Poor publicity-starved Loudoun Supervisor “Ken” Reid (R-Leesburg), who has been known to trample small children and little old ladies racing across the room to buttonhole a newspaper or television reporter, has certainly been offering his sage opinions in abundance to the local media lately.
Apparently operating on the old principle that any publicity is good publicity, he has not however been wasting effort thinking about what he’s actually saying. In that respect he seems to be following in the well-trodden footsteps of fellow GOP Supervisor Eugene Delgaudio (R-Sterling), though apparently with less calculation: Delgaudio, one senses, at least knows he is saying something outrageous and is banking on getting attention as a result.
With “Ken” it’s all much more spontaneous.
There was his memorable recent explanation to the Washington Post on why opposes Metro: that it would do nothing to alleviate traffic congestion since “more people will be driving in the future.”

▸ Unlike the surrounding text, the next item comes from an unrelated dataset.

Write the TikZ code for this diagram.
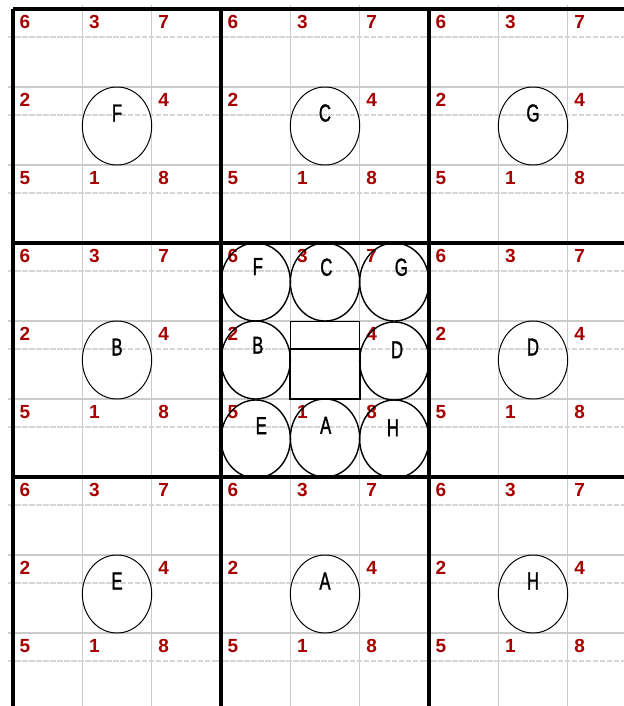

And then, continuing his astonishingly unconvincing efforts to pose as an authority on Lyme Disease (“Ken” says he has done a lot of research on the subject), he gave a very authoritative interview to WTOP radio:
“We have the highest prevalence of Lyme disease in the state and the third highest number of cases in the country,” says Supervisor Ken Reid (Leesburg), who has studied the disease and is the co-author of the county’s Lyme prevention initiative.
Yes, that would be third highest number of cases in the country, just after Orange County, Suffolk County, Dutchess County, and Albany County, New York (all of which have twice as many cases per year as Loudoun); Morris County, Monmouth County, Sussex County, and Hunterdon County, New Jersey; Chester County, Pennsylvania; Montgomery County, Maryland . . .
Actually, the Board of Supervisors has grown amazingly quiet about their much vaunted Lyme Disease initiative, apparently having discovered that what they thought would be an easy feel-good meaningless bit of political theater blew up in their faces when (a) it turned out they didn’t know what they were talking about scientifically or medically (b) the crassness of their attempt to exploit the issue politically became obvious and (c) their major initiative of incorrectly and lavishly spraying thousands of gallons of dangerous pesticides over a bunch of county parks provoked far more protests than congratulations.
Realloudoun will be off next week, returning later this month.
Hope the Loudoun Hounds won’t have started playing in the meanwhile! We’d hate to miss seeing Scott York throw out the first pitch.